Dixon's jersey No. 3 wasn't called much during training camp or the preseason.

The fifth-year NFL veteran appeared in three total series against New England and Carolina, completing 10 of 16 passes for 61 yards with no TDs or interceptions while rushing for 35 yards on six carries.

The 28-year-old was a backup for four seasons in Pittsburgh and appeared to be on the rise when he replaced injured Ben Roethlisberger in 2010 and guided the team to two victories before suffering a season-ending knee injury.

After spending last season on Baltimore's practice squad, he happily signed with the Eagles in February in hopes of rejuvenating his NFL career under Kelly, who was his offensive coordinator when Dixon was playing for the University of Oregon.

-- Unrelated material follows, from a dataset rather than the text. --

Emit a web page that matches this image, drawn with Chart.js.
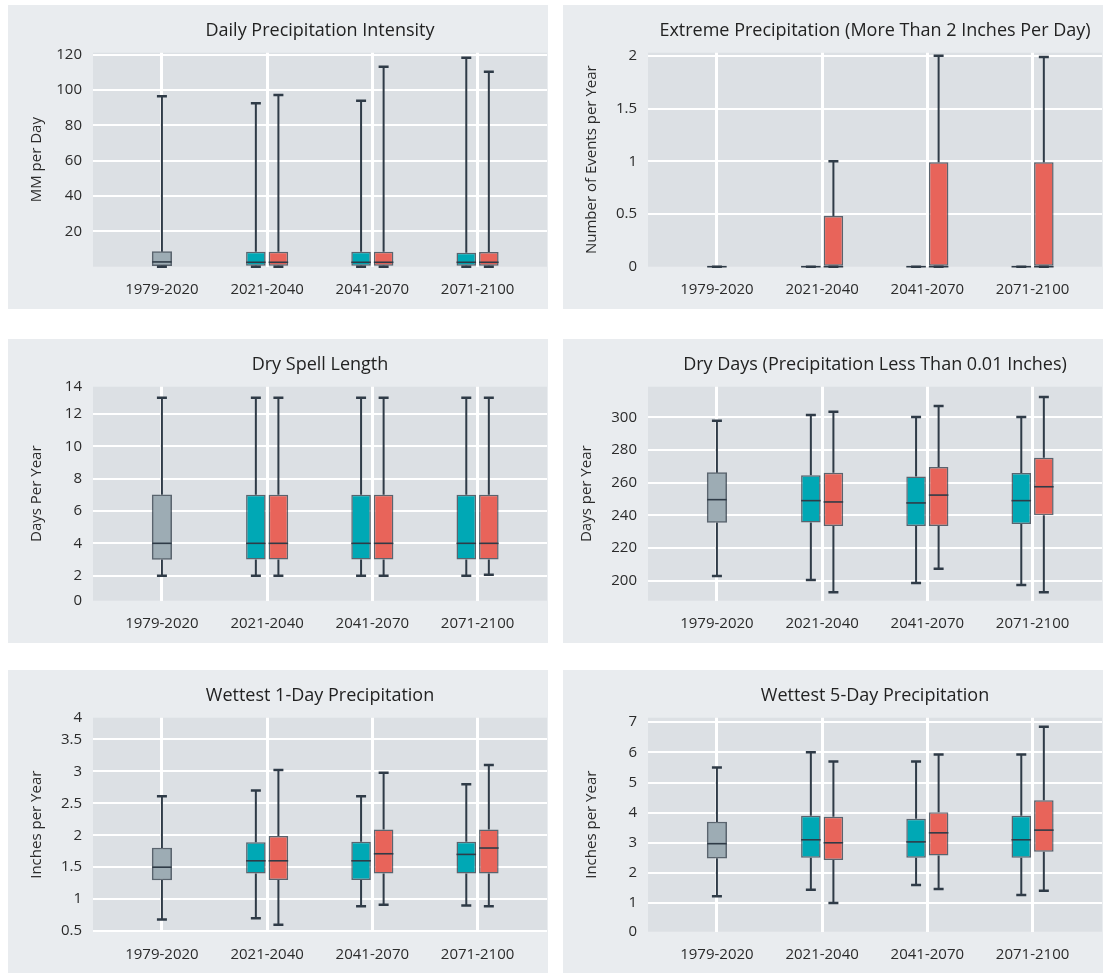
<!DOCTYPE html>
<html>
<head>
<meta charset="utf-8">
<script src="https://cdn.jsdelivr.net/npm/chart.js@4/dist/chart.umd.min.js"></script>
<style>
  body { margin: 0; background: #fff; width: 1105px; height: 973px; position: relative; overflow: hidden; }
  .panel { position: absolute; width: 540px; height: 304px; background: #e9ecef; }
  canvas { display: block; }
</style>
</head>
<body>
<div class="panel" style="left:8px;top:5px"><canvas id="intensity" width="540" height="304"></canvas></div>
<div class="panel" style="left:563px;top:5px"><canvas id="extreme" width="540" height="304"></canvas></div>
<div class="panel" style="left:8px;top:339px"><canvas id="drySpell" width="540" height="304"></canvas></div>
<div class="panel" style="left:563px;top:339px"><canvas id="dryDays" width="540" height="304"></canvas></div>
<div class="panel" style="left:8px;top:670px"><canvas id="wet1" width="540" height="304"></canvas></div>
<div class="panel" style="left:563px;top:670px"><canvas id="wet5" width="540" height="304"></canvas></div>
<script>
const periods = ['1979-2020', '2021-2040', '2041-2070', '2071-2100'];

// each box = [min, q1, median, q3, max]; model A / B cover 2021-2040, 2041-2070, 2071-2100
const intensityHist = [0, 0.6, 2.7, 8.5, 96.5];
const intensityA = [[0, 0.6, 2.5, 8.5, 92.5], [0, 0.6, 2.5, 8.5, 94], [0, 0.6, 2.5, 7.9, 118.3]];
const intensityB = [[0, 0.6, 2.5, 8.5, 97.3], [0, 0.6, 2.5, 8.5, 113.3], [0, 0.6, 2.5, 8.3, 110.4]];
const intensityTicks = [20, 40, 60, 80, 100, 120];

const extremeHist = [0, 0, 0, 0, 0];
const extremeA = [[0, 0, 0, 0, 0], [0, 0, 0, 0, 0], [0, 0, 0, 0, 0]];
const extremeB = [[0, 0, 0, 0.48, 1], [0, 0, 0, 0.99, 2], [0, 0, 0, 0.99, 1.99]];
const extremeTicks = [0, 0.5, 1, 1.5, 2];

const drySpellHist = [2, 3, 4, 7, 13];
const drySpellA = [[2, 3, 4, 7, 13], [2, 3, 4, 7, 13], [2, 3, 4, 7, 13]];
const drySpellB = [[2, 3, 4, 7, 13], [2, 3, 4, 7, 13], [2.05, 3, 4, 7, 13]];
const drySpellTicks = [0, 2, 4, 6, 8, 10, 12, 14];

const dryDaysHist = [202.9, 235.7, 249.6, 266.1, 297.9];
const dryDaysA = [[200.4, 235.7, 249, 264.5, 301.4], [198.6, 233.5, 247.6, 263.7, 300.2], [197.4, 234.7, 249, 265.9, 300.2]];
const dryDaysB = [[193, 233.5, 248.2, 266.1, 303.4], [207.3, 233.5, 252.4, 269.6, 306.9], [193, 240, 257.5, 275.3, 312.4]];
const dryDaysTicks = [200, 220, 240, 260, 280, 300];

const wet1Hist = [0.68, 1.3, 1.5, 1.8, 2.61];
const wet1A = [[0.7, 1.4, 1.6, 1.89, 2.7], [0.89, 1.3, 1.6, 1.9, 2.61], [0.9, 1.4, 1.7, 1.9, 2.8]];
const wet1B = [[0.6, 1.3, 1.6, 1.99, 3.02], [0.91, 1.4, 1.71, 2.09, 2.98], [0.89, 1.4, 1.8, 2.09, 3.1]];
const wet1Ticks = [0.5, 1, 1.5, 2, 2.5, 3, 3.5, 4];

const wet5Hist = [1.23, 2.49, 2.97, 3.69, 5.5];
const wet5A = [[1.44, 2.5, 3.1, 3.9, 6.0], [1.6, 2.5, 3.03, 3.8, 5.7], [1.27, 2.5, 3.1, 3.9, 5.93]];
const wet5B = [[1.0, 2.43, 3.0, 3.86, 5.7], [1.47, 2.58, 3.33, 4.01, 5.93], [1.41, 2.7, 3.42, 4.41, 6.85]];
const wet5Ticks = [0, 1, 2, 3, 4, 5, 6, 7];

const FONT = '"Open Sans", "Noto Sans", sans-serif';
const DARK = '#2f3b47';
const HIST = '#9dacb4', TEAL = '#00a8b5', RED = '#e8645a';

// plot background + whiskers/medians drawn from each bar element
const boxPlugin = {
    id: 'boxes',
    beforeDraw(chart) {
        const { ctx, chartArea: a } = chart;
        ctx.save();
        ctx.fillStyle = '#dce0e4';
        ctx.fillRect(a.left, a.top, a.right - a.left, a.bottom - a.top);
        ctx.restore();
    },
    afterDatasetsDraw(chart) {
        const { ctx } = chart;
        const y = chart.scales.y;
        ctx.save();
        ctx.strokeStyle = DARK;
        chart.data.datasets.forEach((ds, i) => {
            chart.getDatasetMeta(i).data.forEach((bar, j) => {
                const s = ds.stats[j];
                const x = bar.x, half = bar.width / 2;
                const pMin = y.getPixelForValue(s[0]), pQ1 = y.getPixelForValue(s[1]);
                const pMed = y.getPixelForValue(s[2]), pQ3 = y.getPixelForValue(s[3]);
                const pMax = y.getPixelForValue(s[4]);
                ctx.lineWidth = 2;
                ctx.beginPath();
                ctx.moveTo(x, pQ3); ctx.lineTo(x, pMax);
                ctx.moveTo(x, pQ1); ctx.lineTo(x, pMin);
                ctx.stroke();
                ctx.lineWidth = 2.5;
                ctx.beginPath();
                ctx.moveTo(x - 5, pMax); ctx.lineTo(x + 5, pMax);
                ctx.moveTo(x - 5, pMin); ctx.lineTo(x + 5, pMin);
                ctx.stroke();
                ctx.lineWidth = 1.6;
                ctx.beginPath();
                ctx.moveTo(x - half, pMed); ctx.lineTo(x + half, pMed);
                ctx.stroke();
            });
        });
        ctx.restore();
    }
};

function boxChart(id, title, yTitle, hist, modelA, modelB, yTicks, yMin, yMax, yTitlePad) {
    const toBars = (stats, first) => stats.map((s, i) => ({ x: i + first, y: [s[1], s[3]] }));
    const edge = v => v <= yMin + 1e-6 || v >= yMax - 1e-6;
    new Chart(document.getElementById(id), {
        type: 'bar',
        data: {
            datasets: [
                { data: toBars([hist], 0), stats: [hist], backgroundColor: HIST, grouped: false, barThickness: 19.5 },
                { data: toBars(modelA, 1), stats: modelA, backgroundColor: TEAL },
                { data: toBars(modelB, 1), stats: modelB, backgroundColor: RED }
            ]
        },
        options: {
            responsive: false,
            animation: false,
            layout: { padding: { left: 0, right: 1, top: 0, bottom: 0 } },
            datasets: {
                bar: {
                    borderColor: 'rgba(47,59,71,0.75)',
                    borderWidth: 1.5,
                    borderSkipped: false,
                    categoryPercentage: 0.4286,
                    barPercentage: 0.8667
                }
            },
            scales: {
                x: {
                    type: 'linear',
                    offset: false,
                    min: -0.655,
                    max: 3.66,
                    afterBuildTicks: s => { s.ticks = periods.map((p, i) => ({ value: i })); },
                    afterFit: s => { s.height = 42.3; },
                    grid: { color: '#ffffff', lineWidth: 3, drawTicks: false, offset: false },
                    border: { display: false },
                    ticks: {
                        padding: 14,
                        color: '#2b2b2b',
                        font: { family: FONT, size: 15 },
                        callback: (v, i) => periods[i]
                    }
                },
                y: {
                    min: yMin,
                    max: yMax,
                    afterBuildTicks: s => {
                        s.ticks = yTicks.map(v => ({ value: Math.min(yMax, Math.max(yMin, v)) }));
                    },
                    afterFit: s => { s.width = 85; },
                    grid: {
                        drawTicks: false,
                        lineWidth: 2,
                        color: c => (c.tick && edge(c.tick.value)) ? 'rgba(255,255,255,0)' : '#ffffff'
                    },
                    border: { display: false },
                    ticks: {
                        padding: 11,
                        color: '#2b2b2b',
                        font: { family: FONT, size: 15 },
                        callback: (v, i) => String(yTicks[i])
                    },
                    title: {
                        display: true,
                        text: yTitle,
                        color: '#2b2b2b',
                        font: { family: FONT, size: 15 },
                        padding: { top: yTitlePad, bottom: 0 }
                    }
                }
            },
            plugins: {
                legend: { display: false },
                tooltip: { enabled: false },
                title: {
                    display: true,
                    text: title,
                    fullSize: false,
                    color: '#222222',
                    font: { family: FONT, size: 18, weight: 'normal' },
                    padding: { top: 15, bottom: 11.1 }
                }
            }
        },
        plugins: [boxPlugin]
    });
}

boxChart('intensity', 'Daily Precipitation Intensity', 'MM per Day',
    intensityHist, intensityA, intensityB, intensityTicks, 0, 121.2, 20);
boxChart('extreme', 'Extreme Precipitation (More Than 2 Inches Per Day)', 'Number of Events per Year',
    extremeHist, extremeA, extremeB, extremeTicks, 0, 2.03, 20);
boxChart('drySpell', 'Dry Spell Length', 'Days Per Year',
    drySpellHist, drySpellA, drySpellB, drySpellTicks, 0.45, 13.69, 20);
boxChart('dryDays', 'Dry Days (Precipitation Less Than 0.01 Inches)', 'Days per Year',
    dryDaysHist, dryDaysA, dryDaysB, dryDaysTicks, 187.8, 318.7, 15);
boxChart('wet1', 'Wettest 1-Day Precipitation', 'Inches per Year',
    wet1Hist, wet1A, wet1B, wet1Ticks, 0.49, 3.84, 20);
boxChart('wet5', 'Wettest 5-Day Precipitation', 'Inches per Year',
    wet5Hist, wet5A, wet5B, wet5Ticks, 0.05, 7.15, 20);
</script>
</body>
</html>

Two months later, Kelly drafted Barkley.

"I signed with the Eagles because obviously I had experience with the way Chip Kelly runs his offense," Dixon said. "I wasn't expecting the Eagles to draft a quarterback, but there's nothing I can do about that now. One thing I've learned in this league is things change and you have to be able to adapt."

Extra points: The Eagles announced Thursday that former offensive tackle Tra Thomas has been hired as an offensive assistant coach. Thomas, who starred for the Eagles from 1998-2008, served as a coaching intern with the Eagles during training camp. He joins running backs coach Duce Staley as former players who are now assistant coaches with the team.

"Tra has been outstanding," Kelly said. "He was here all through camp, extremely dedicated, one of the all-time great Eagles and he can use that experience to relate to the offensive linemen. It was kind of a no-brainer for us to make sure we could keep him here through the season."

Thomas also runs the 7 Deuce Sports training facility in Medford. His clients include Jack Crawford, a Longport resident and St. Augustine Prep graduate who is in his second season as a defensive end for the Oakland Raiders.